Goal
The goal of this project is to predict the sentiment of Wikipedia discussion comments and identify any sources of bias that may exist in the datasets, and to develop testable hypotheses about how these biases might impact the behavior of machine learning models trained on the data extracted from these datasets, when those models are used for research purposes or to power data-driven applications.

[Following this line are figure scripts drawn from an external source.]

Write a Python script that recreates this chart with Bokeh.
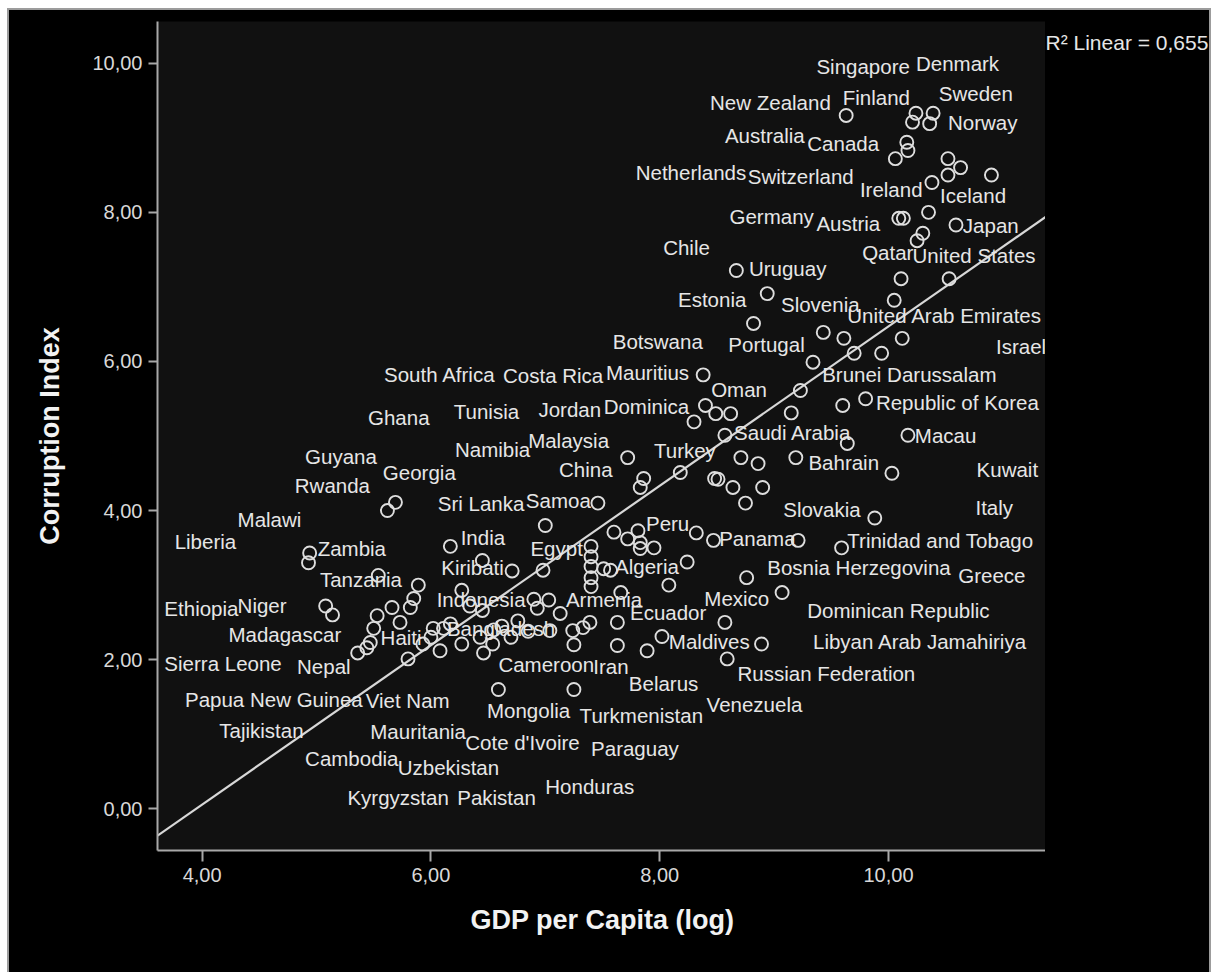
import numpy as np
from bokeh.plotting import figure
from bokeh.models import Range1d, FixedTicker, CustomJSTickFormatter, Label, Spacer
from bokeh.layouts import column, row
from bokeh.core.properties import value
from bokeh.embed import file_html
from bokeh.resources import INLINE

# ---- data: one circle per country (log GDP per capita, corruption index) ----
gdp_log = [
    9.63, 10.24, 10.39, 10.21, 10.36, 10.16, 10.17, 10.06, 10.52, 10.63,
    10.52, 10.90, 10.38, 10.35, 10.09, 10.13, 10.59, 10.30, 10.25, 10.11,
    10.53, 8.67, 8.94, 10.05, 8.82, 9.43, 9.61, 10.12, 9.70, 9.94,
    9.34, 8.38, 9.23, 9.60, 9.80, 9.15, 8.40, 8.49, 8.62, 8.30,
    8.57, 9.64, 10.17, 7.72, 8.71, 8.86, 9.19, 8.18, 7.86, 7.83,
    8.48, 8.51, 8.64, 8.90, 8.75, 10.03, 9.88, 9.59, 7.46, 7.00,
    7.60, 7.81, 7.72, 7.83, 7.95, 7.83, 8.32, 8.47, 9.21, 6.17,
    7.40, 7.40, 7.40, 7.40, 7.40, 7.51, 7.57, 8.24, 6.98, 6.45,
    6.71, 8.76, 8.08, 9.07, 7.66, 5.89, 6.27, 6.90, 7.03, 6.93,
    7.13, 7.39, 7.63, 8.57, 8.89, 8.02, 7.89, 7.63, 7.25, 7.24,
    7.04, 7.33, 8.59, 7.25, 6.59, 4.94, 4.93, 5.54, 5.08, 5.14,
    5.85, 5.82, 5.66, 5.53, 5.73, 5.50, 5.47, 5.36, 5.80, 5.93,
    6.02, 6.11, 6.08, 6.17, 6.27, 6.34, 6.45, 6.43, 6.46, 6.54,
    6.76, 5.62, 5.69, 5.44, 6.00, 6.55, 6.62, 6.85, 6.70,
]
corruption = [
    9.30, 9.33, 9.33, 9.21, 9.19, 8.94, 8.83, 8.72, 8.72, 8.60,
    8.50, 8.50, 8.40, 8.00, 7.92, 7.92, 7.83, 7.72, 7.62, 7.11,
    7.11, 7.22, 6.91, 6.82, 6.51, 6.39, 6.31, 6.31, 6.11, 6.11,
    5.99, 5.82, 5.61, 5.41, 5.50, 5.31, 5.41, 5.30, 5.30, 5.19,
    5.01, 4.90, 5.01, 4.71, 4.71, 4.63, 4.71, 4.51, 4.43, 4.31,
    4.43, 4.42, 4.31, 4.31, 4.10, 4.50, 3.90, 3.50, 4.10, 3.80,
    3.71, 3.73, 3.62, 3.57, 3.50, 3.49, 3.70, 3.60, 3.60, 3.52,
    3.52, 3.38, 3.25, 3.10, 2.98, 3.22, 3.20, 3.31, 3.20, 3.33,
    3.19, 3.10, 3.00, 2.90, 2.90, 3.00, 2.93, 2.81, 2.80, 2.69,
    2.62, 2.50, 2.50, 2.50, 2.21, 2.31, 2.12, 2.19, 2.20, 2.39,
    2.39, 2.43, 2.01, 1.60, 1.60, 3.43, 3.30, 3.13, 2.72, 2.60,
    2.82, 2.70, 2.70, 2.59, 2.50, 2.42, 2.23, 2.09, 2.01, 2.21,
    2.42, 2.42, 2.12, 2.48, 2.21, 2.72, 2.66, 2.30, 2.09, 2.21,
    2.52, 4.00, 4.11, 2.16, 2.30, 2.40, 2.45, 2.38, 2.30,
]

# ---- country labels and where SPSS placed them (data coordinates) ----
label_names = [
    "Singapore", "Denmark", "New Zealand", "Finland", "Sweden", "Norway",
    "Australia", "Canada", "Netherlands", "Switzerland", "Ireland", "Iceland",
    "Germany", "Austria", "Japan", "Chile", "Qatar", "United States",
    "Uruguay", "Estonia", "Slovenia", "United Arab Emirates", "Botswana",
    "Portugal", "Israel", "South Africa", "Costa Rica", "Mauritius", "Oman",
    "Brunei Darussalam", "Ghana", "Tunisia", "Jordan", "Dominica",
    "Republic of Korea", "Malaysia", "Namibia", "Saudi Arabia", "Macau",
    "Guyana", "Georgia", "Turkey", "China", "Bahrain", "Kuwait", "Rwanda",
    "Sri Lanka", "Samoa", "Malawi", "Slovakia", "Italy", "Liberia", "India",
    "Peru", "Panama", "Trinidad and Tobago", "Zambia", "Egypt", "Kiribati",
    "Algeria", "Bosnia Herzegovina", "Tanzania", "Greece", "Indonesia",
    "Armenia", "Mexico", "Ethiopia", "Niger", "Ecuador", "Dominican Republic",
    "Bangladesh", "Madagascar", "Haiti", "Maldives", "Libyan Arab Jamahiriya",
    "Sierra Leone", "Nepal", "Cameroon", "Iran", "Russian Federation",
    "Belarus", "Papua New Guinea", "Viet Nam", "Mongolia", "Turkmenistan",
    "Venezuela", "Tajikistan", "Mauritania", "Cote d'Ivoire", "Paraguay",
    "Cambodia", "Uzbekistan", "Honduras", "Kyrgyzstan", "Pakistan",
]
label_x = [
    9.37, 10.24, 8.44, 9.60, 10.44, 10.52,
    8.57, 9.29, 7.79, 8.77, 9.75, 10.45,
    8.61, 9.37, 10.65, 8.03, 9.77, 10.21,
    8.78, 8.16, 9.06, 9.64, 7.59,
    8.60, 10.94, 5.59, 6.63, 7.53, 8.45,
    9.42, 5.45, 6.20, 6.94, 7.51,
    9.89, 6.85, 6.21, 8.65, 10.23,
    4.90, 5.58, 7.95, 7.12, 9.30, 10.77, 4.81,
    6.06, 6.83, 4.31, 9.08, 10.76, 3.76, 6.26,
    7.88, 8.52, 9.64, 5.01, 6.87, 6.09,
    7.61, 8.94, 5.03, 10.61, 6.05,
    7.18, 8.39, 3.67, 4.31, 7.74, 9.29,
    6.14, 4.23, 5.56, 8.08, 9.34,
    3.67, 4.83, 6.59, 7.42, 8.68,
    7.73, 3.85, 5.43, 6.49, 7.30,
    8.41, 4.15, 5.47, 6.30, 7.40,
    4.90, 5.71, 7.00, 5.27, 6.23,
]
label_y = [
    9.95, 10.00, 9.48, 9.54, 9.60, 9.21,
    9.03, 8.93, 8.54, 8.48, 8.30, 8.23,
    7.95, 7.85, 7.83, 7.53, 7.46, 7.42,
    7.25, 6.83, 6.77, 6.62, 6.27,
    6.23, 6.20, 5.83, 5.81, 5.85, 5.62,
    5.83, 5.25, 5.33, 5.36, 5.40,
    5.45, 4.94, 4.82, 5.05, 5.01,
    4.72, 4.51, 4.81, 4.55, 4.64, 4.55, 4.34,
    4.09, 4.13, 3.88, 4.01, 4.04, 3.58, 3.64,
    3.83, 3.62, 3.60, 3.49, 3.49, 3.23,
    3.25, 3.23, 3.07, 3.13, 2.81,
    2.81, 2.82, 2.68, 2.72, 2.63, 2.66,
    2.42, 2.34, 2.30, 2.24, 2.24,
    1.95, 1.91, 1.93, 1.91, 1.81,
    1.68, 1.46, 1.45, 1.32, 1.25,
    1.40, 1.05, 1.03, 0.89, 0.81,
    0.68, 0.56, 0.30, 0.15, 0.15,
]

# linear fit
fit_slope = 1.069
fit_intercept = -4.22
r2_text = "R\u00b2 Linear = 0,655"

x_ticks = [4, 6, 8, 10]
y_ticks = [0, 2, 4, 6, 8, 10]
x_title = "GDP per Capita (log)"
y_title = "Corruption Index"

# ---- main figure ----
x_lo, x_hi = 3.61, 11.39
y_lo, y_hi = -0.56, 10.56
FIG_H = 964
BORDER = "2px solid #9c9c9c"

p = figure(
    width=1038, height=FIG_H,
    x_range=Range1d(x_lo, x_hi), y_range=Range1d(y_lo, y_hi),
    output_backend="svg", toolbar_location=None,
    min_border_left=148, min_border_right=0,
    min_border_top=11, min_border_bottom=124,
    background_fill_color="#111111", border_fill_color="#000000",
    outline_line_color=None,
)
p.grid.visible = False

fmt = CustomJSTickFormatter(code="return tick.toFixed(2).replace('.', ',');")
axis_col = "#a8a8a8"
for ax, ticks, standoff, tick_out in ((p.xaxis[0], x_ticks, 6, 11), (p.yaxis[0], y_ticks, 6, 9)):
    ax.ticker = FixedTicker(ticks=ticks)
    ax.formatter = fmt
    ax.axis_line_color = axis_col
    ax.axis_line_width = 2
    ax.major_tick_line_color = axis_col
    ax.major_tick_line_width = 2
    ax.major_tick_in = 0
    ax.major_tick_out = tick_out
    ax.minor_tick_line_color = None
    ax.major_label_standoff = standoff
    ax.major_label_text_font = "Liberation Sans"
    ax.major_label_text_font_size = "20px"
    ax.major_label_text_color = "#d8d8d8"
    ax.axis_label_text_font = "Liberation Sans"
    ax.axis_label_text_font_size = "27px"
    ax.axis_label_text_font_style = "bold"
    ax.axis_label_text_color = "#f2f2f2"

p.xaxis.axis_label = x_title
p.yaxis.axis_label = y_title
p.xaxis.axis_label_standoff = 20
p.yaxis.axis_label_standoff = 24

# regression line
line_x = np.array([x_lo, x_hi])
line_y = fit_slope * line_x + fit_intercept
p.line(line_x, line_y, line_color="#d8d8d8", line_width=2.2)

# points
p.scatter(gdp_log, corruption, marker="circle", size=13, fill_color=None,
          line_color="#dedede", line_width=1.9)

# labels
p.text(x=label_x, y=label_y, text=label_names,
       text_font=value("Liberation Sans"), text_font_size="20.5px",
       text_color="#e6e6e6", text_align="left", text_baseline="middle")

p.styles = {"border-top": BORDER, "border-left": BORDER}

# ---- narrow strip to the right of the plot holding the R² note ----
NOTE_W = 166
note = figure(
    width=NOTE_W, height=FIG_H,
    x_range=Range1d(0, 1), y_range=Range1d(y_lo, y_hi),
    x_axis_type=None, y_axis_type=None,
    output_backend="svg", toolbar_location=None,
    min_border_left=0, min_border_right=0,
    min_border_top=11, min_border_bottom=124,
    background_fill_color="#000000", border_fill_color="#000000",
    outline_line_color=None,
)
note.add_layout(Label(x=0, y=10.28, text=r2_text,
                      text_font="Liberation Sans", text_font_size="21px",
                      text_color="#e6e6e6", text_baseline="middle", text_align="left"))
note.styles = {"border-top": BORDER, "border-right": BORDER}

chart = row(p, note, styles={"background-color": "#000000"})
layout = column(Spacer(width=1215, height=8),
                row(Spacer(width=7, height=FIG_H), chart))

open("out.html", "w").write(file_html(layout, INLINE))
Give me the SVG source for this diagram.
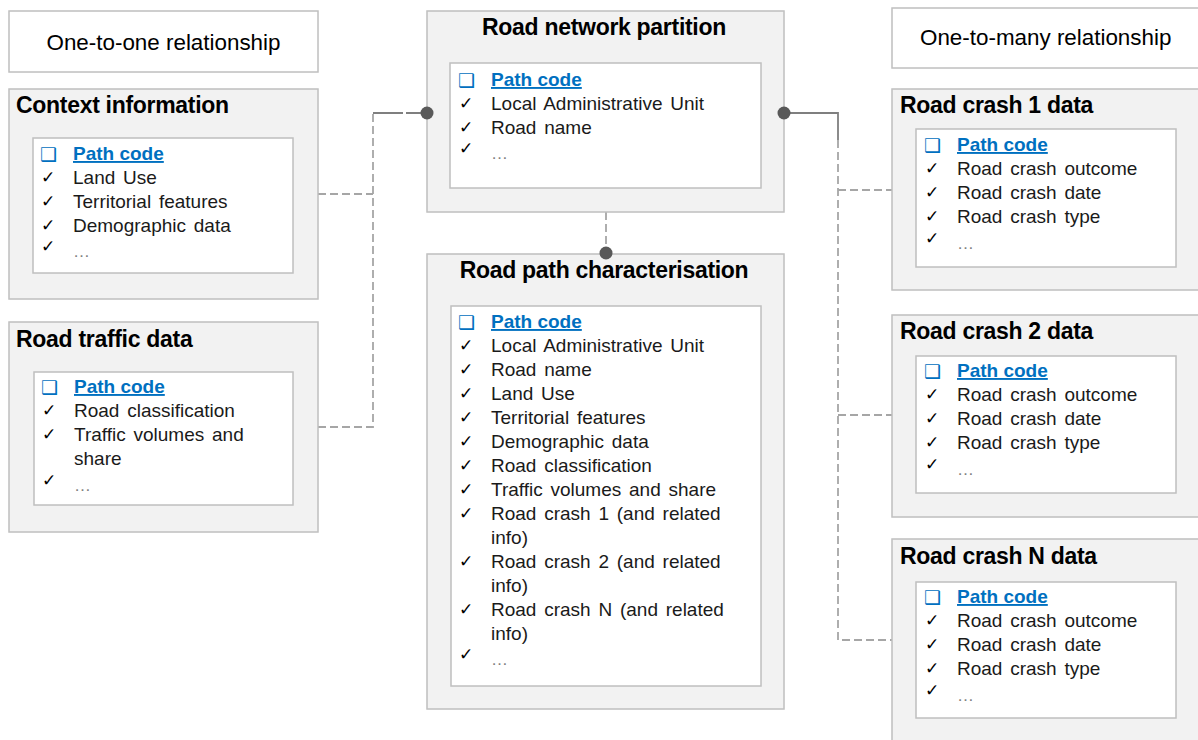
<svg xmlns="http://www.w3.org/2000/svg" width="1198" height="740" viewBox="0 0 1198 740">
<style>
.outer{fill:#f2f2f2;stroke:#bfbfbf;stroke-width:1.5}
.inner{fill:#fff;stroke:#bfbfbf;stroke-width:1.5}
.lbl{fill:#fff;stroke:#bfbfbf;stroke-width:1.5}
.lt{font-family:"Liberation Sans",Arial,sans-serif;font-size:22.4px;fill:#000}
.title{font-family:"Liberation Sans",Arial,sans-serif;font-size:23px;font-weight:bold;fill:#000;letter-spacing:-0.3px}
.t{font-family:"Liberation Sans",Arial,sans-serif;font-size:19px;fill:#1a1a1a;word-spacing:2.5px}
.pc{font-family:"Liberation Sans",Arial,sans-serif;font-size:19px;font-weight:bold;fill:#0070c0;text-decoration:underline}
.box{font-family:"DejaVu Sans",sans-serif;font-size:19px;fill:#0070c0}
.ck{font-family:"DejaVu Sans",sans-serif;font-size:17px;fill:#000}
.el{font-family:"Liberation Sans",Arial,sans-serif;font-size:17px;fill:#808080}
.dash{fill:none;stroke:#a6a6a6;stroke-width:1.8;stroke-dasharray:8,4}
.solid{fill:none;stroke:#7f7f7f;stroke-width:1.8}
.dot{fill:#595959}
</style>

<g id="connectors">
<path class="dash" d="M318,194 H373"/>
<path class="dash" d="M318,427 H373 V113"/>
<path class="solid" d="M373,113 H427" stroke-dasharray="30,3"/>
<path class="solid" d="M784,113 H838 V140"/>
<path class="dash" d="M838,140 V640 H892"/>
<path class="dash" d="M838,190 H892"/>
<path class="dash" d="M838,415 H892"/>
<path class="dash" d="M606,212 V253"/>
</g>

<g id="label-one-to-one">
<rect class="lbl" x="9" y="11" width="309" height="61"/>
<text class="lt" x="163.5" y="50" text-anchor="middle">One-to-one relationship</text>
</g>

<g id="label-one-to-many">
<rect class="lbl" x="892" y="8" width="310" height="60"/>
<text class="lt" x="920" y="45">One-to-many relationship</text>
</g>

<g id="context-information">
<rect class="outer" x="9" y="89" width="309" height="210"/>
<text class="title" x="16" y="113">Context information</text>
<rect class="inner" x="33" y="138" width="260" height="135"/>
<text class="box" x="40" y="161">❑</text><text class="pc" x="73" y="160">Path code</text>
<text class="ck" x="41" y="183">✓</text><text class="t" x="73" y="184">Land Use</text>
<text class="ck" x="41" y="207">✓</text><text class="t" x="73" y="208">Territorial features</text>
<text class="ck" x="41" y="231">✓</text><text class="t" x="73" y="232">Demographic data</text>
<text class="ck" x="41" y="252">✓</text><text class="el" x="73" y="257">…</text>
</g>

<g id="road-traffic-data">
<rect class="outer" x="9" y="322" width="309" height="210"/>
<text class="title" x="16" y="347">Road traffic data</text>
<rect class="inner" x="34" y="372" width="259" height="133"/>
<text class="box" x="41" y="394">❑</text><text class="pc" x="74" y="393">Path code</text>
<text class="ck" x="42" y="416">✓</text><text class="t" x="74" y="417">Road classification</text>
<text class="ck" x="42" y="440">✓</text><text class="t" x="74" y="441">Traffic volumes  and</text>
<text class="t" x="74" y="465">share</text>
<text class="ck" x="42" y="486">✓</text><text class="el" x="74" y="491">…</text>
</g>

<g id="road-network-partition">
<rect class="outer" x="427" y="11" width="357" height="201"/>
<text class="title" x="604" y="35" text-anchor="middle">Road network partition</text>
<rect class="inner" x="450" y="63" width="311" height="125"/>
<text class="box" x="458" y="87">❑</text><text class="pc" x="491" y="86">Path code</text>
<text class="ck" x="459" y="109">✓</text><text class="t" x="491" y="110">Local Administrative  Unit</text>
<text class="ck" x="459" y="133">✓</text><text class="t" x="491" y="134">Road  name</text>
<text class="ck" x="459" y="154">✓</text><text class="el" x="491" y="159">…</text>
</g>

<g id="road-path-characterisation">
<rect class="outer" x="427" y="254" width="357" height="455"/>
<text class="title" x="604" y="278" text-anchor="middle">Road path characterisation</text>
<rect class="inner" x="451" y="306" width="310" height="380"/>
<text class="box" x="458" y="329">❑</text><text class="pc" x="491" y="328">Path code</text>
<text class="ck" x="459" y="351">✓</text><text class="t" x="491" y="352">Local Administrative  Unit</text>
<text class="ck" x="459" y="375">✓</text><text class="t" x="491" y="376">Road  name</text>
<text class="ck" x="459" y="399">✓</text><text class="t" x="491" y="400">Land Use</text>
<text class="ck" x="459" y="423">✓</text><text class="t" x="491" y="424">Territorial features</text>
<text class="ck" x="459" y="447">✓</text><text class="t" x="491" y="448">Demographic  data</text>
<text class="ck" x="459" y="471">✓</text><text class="t" x="491" y="472">Road  classification</text>
<text class="ck" x="459" y="495">✓</text><text class="t" x="491" y="496">Traffic volumes  and share</text>
<text class="ck" x="459" y="519">✓</text><text class="t" x="491" y="520">Road  crash 1 (and related</text>
<text class="t" x="491" y="544">info)</text>
<text class="ck" x="459" y="567">✓</text><text class="t" x="491" y="568">Road  crash 2 (and related</text>
<text class="t" x="491" y="592">info)</text>
<text class="ck" x="459" y="615">✓</text><text class="t" x="491" y="616">Road  crash N (and related</text>
<text class="t" x="491" y="640">info)</text>
<text class="ck" x="459" y="660">✓</text><text class="el" x="491" y="665">…</text>
</g>

<g id="road-crash-1-data">
<rect class="outer" x="892" y="89" width="310" height="201"/>
<text class="title" x="900" y="113">Road crash 1 data</text>
<rect class="inner" x="916" y="129" width="260" height="138"/>
<text class="box" x="924" y="152">❑</text><text class="pc" x="957" y="151">Path code</text>
<text class="ck" x="925" y="174">✓</text><text class="t" x="957" y="175">Road  crash outcome</text>
<text class="ck" x="925" y="198">✓</text><text class="t" x="957" y="199">Road  crash date</text>
<text class="ck" x="925" y="222">✓</text><text class="t" x="957" y="223">Road  crash type</text>
<text class="ck" x="925" y="244">✓</text><text class="el" x="957" y="249">…</text>
</g>

<g id="road-crash-2-data">
<rect class="outer" x="892" y="315" width="310" height="202"/>
<text class="title" x="900" y="339">Road crash 2 data</text>
<rect class="inner" x="916" y="356" width="260" height="137"/>
<text class="box" x="924" y="378">❑</text><text class="pc" x="957" y="377">Path code</text>
<text class="ck" x="925" y="400">✓</text><text class="t" x="957" y="401">Road  crash outcome</text>
<text class="ck" x="925" y="424">✓</text><text class="t" x="957" y="425">Road  crash date</text>
<text class="ck" x="925" y="448">✓</text><text class="t" x="957" y="449">Road  crash type</text>
<text class="ck" x="925" y="470">✓</text><text class="el" x="957" y="475">…</text>
</g>

<g id="road-crash-n-data">
<rect class="outer" x="892" y="539" width="310" height="215"/>
<text class="title" x="900" y="564">Road crash N data</text>
<rect class="inner" x="916" y="582" width="260" height="136"/>
<text class="box" x="924" y="604">❑</text><text class="pc" x="957" y="603">Path code</text>
<text class="ck" x="925" y="626">✓</text><text class="t" x="957" y="627">Road  crash outcome</text>
<text class="ck" x="925" y="650">✓</text><text class="t" x="957" y="651">Road  crash date</text>
<text class="ck" x="925" y="674">✓</text><text class="t" x="957" y="675">Road  crash type</text>
<text class="ck" x="925" y="696">✓</text><text class="el" x="957" y="701">…</text>
</g>

<g id="connector-dots">
<circle class="dot" cx="427" cy="113" r="6.5"/>
<circle class="dot" cx="784" cy="113" r="6.5"/>
<circle class="dot" cx="606" cy="253" r="6.5"/>
</g>
</svg>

The corpus we use for the project is called the Wikipedia Talk corpus, and it consists of three datasets. Each dataset contains thousands of online discussion posts made by Wikipedia editors who were discussing how to write and edit Wikipedia articles. Crowdworkers labelled these posts for three kinds of hostile speech: “toxicity”, “aggression”, and “personal attacks”. Many posts in each dataset were labelled by multiple crowdworkers for each type of hostile speech, to improve accuracy. Google data scientists used these annotated datasets to train machine learning models as part of a project called Conversation AI. The models have been used in a variety of software products and made freely accessible to anyone through the Perspective API.
For the purpose of this analysis, we will be focusing on personal attacks dataset
There are currently two distinct types of data included:
- A corpus of all 95 million user and article talk diffs made between 2001–2015 which can be scored by our personal attacks model.
- An annotated dataset of 1m crowd-sourced annotations that cover 100k talk page diffs (with 10 judgements per diff) for personal attacks, aggression, and toxicity.
Analyze the personal attacks datasets and answer some of the following questions
- Predict sentiments of personal attack comments using Naive Bayes
- Explore relationships between worker demographics and labeling behavior
- How consistent are labelling behaviors among workers with different demographic profiles? For example, are female-identified labelers more or less likely to label comments as aggressive than male-identified labelers?
- If the labelling behaviors are different, what are some possible causes and consequences of this difference?